Kim has a vaunting reputation for savagery. In 2014 the United Nations Human Rights Commission suggested that the International Criminal Court could put Kim Jong-un for crimes against humanity. He has ordered the purge or execution of several North Korean officials including his uncle. He is said to be responsible for the assassination of his elder half-brother, Kim Jong-Nam in Malaysia. With all these, his stranglehold on the nation’s total fabric remains unchallenged.
The new sense of security has encouraged him to challenge all existing international restrictions, including non-compliance with United Nations resolutions and sanctions put in place to regulate the program of nuclear development in the DPRK. Recent reports by the US Army indicate that North Korea has up to sixty atomic bombs and 5,000 tons of chemical weapons, some of which can be affixed to missiles. And, he has defiantly vowed not to give them up.
He also has plans to increase the number of bombs to 100 before the end of 2020. There is speculation that the country may have weaponized anthrax and smallpox, lethal enough to enable one missile to wipe out 5,000 people in one stretch. Indeed, the US army in its report predicts that the Kim regime has “the third-largest haul of chemical weapons globally, ranging between 2,500 – 5000 tons, and in a war, the scenario is “highly likely” to use them with devastating effect in the form of artillery shells.
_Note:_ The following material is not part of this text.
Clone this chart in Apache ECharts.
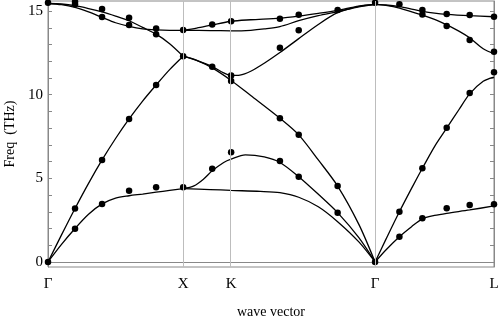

The regime’s cyber warfare capability is enormous, with over 6,000 hackers in its payroll, scattered around the globe, and has the potential to “conduct invasive computer warfare activities from the safety of its territory”. In the face of all this wrangling, it remains to be seen how much pressure and what mechanisms the international community, through the United Nations enforcement agencies can put up to rein – in this menacing “l’enfant terrible“.